Caroline has experience of:

  • Unfair dismissal – including constructive unfair dismissal, gross misconduct and the reasonableness of selection criteria for redundancy
  • Employment status
  • TUPE
  • Unlawful deduction of wages (including bonus schemes)
  • Breach of contract claims
  • Whistleblowing: public interest disclosures relating to health and safety
  • All forms of discrimination claims, including indirect discrimination
  • Equal Pay Act claims

Cases of interest include:

Acting on behalf of the (former) UK Border Agency in successfully defending a claim for discrimination ‘arising from disability’ brought under the (then) novel provisions of s.15 of the Equality Act 2010 (consideration of the necessary causal link between the impugned conduct and the disability relied upon).

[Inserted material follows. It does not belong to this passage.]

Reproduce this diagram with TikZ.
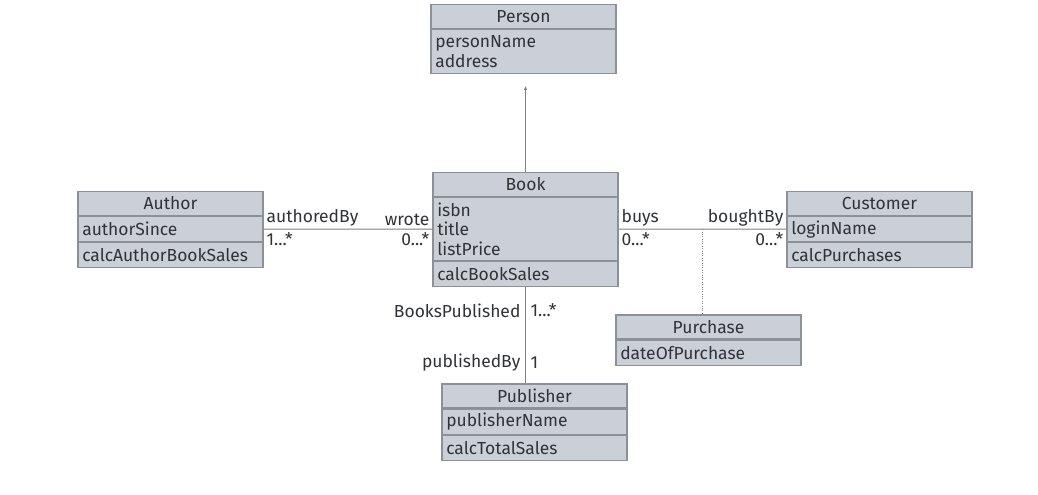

Successfully arguing that a school groundsman who had accounted for his own tax and national insurance for over 20 years, had a considerable degree of autonomy in the manner in which work was completed and undertook similar jobs elsewhere as a contractor, was nonetheless an ‘employee’ for the purposes of an unfair dismissal claim.

Advising as to whether a Civil Service injury benefit scheme (Ministry of Defence) was indirectly discriminatory on the grounds of age.

Advising whether termination of employment in order to prevent a local authority employee accessing his pension amounted to age discrimination.

Persuading a Tribunal that despite technical difficulties with its website having prevented a prison governor from submitting his claim online on the final day of the limitation period, it was nevertheless reasonably practicable for him to have presented his claim in time (consideration of (then) new procedural Rules and the validity of incorrectly-submitted applications)

Caroline represents both Claimants and Respondents, providing valuable insight into the complexities of the workplace environment and the underlying factors which drive and shape employment litigation. She is alert to the commercial realities which often call for the pragmatic resolution of a case.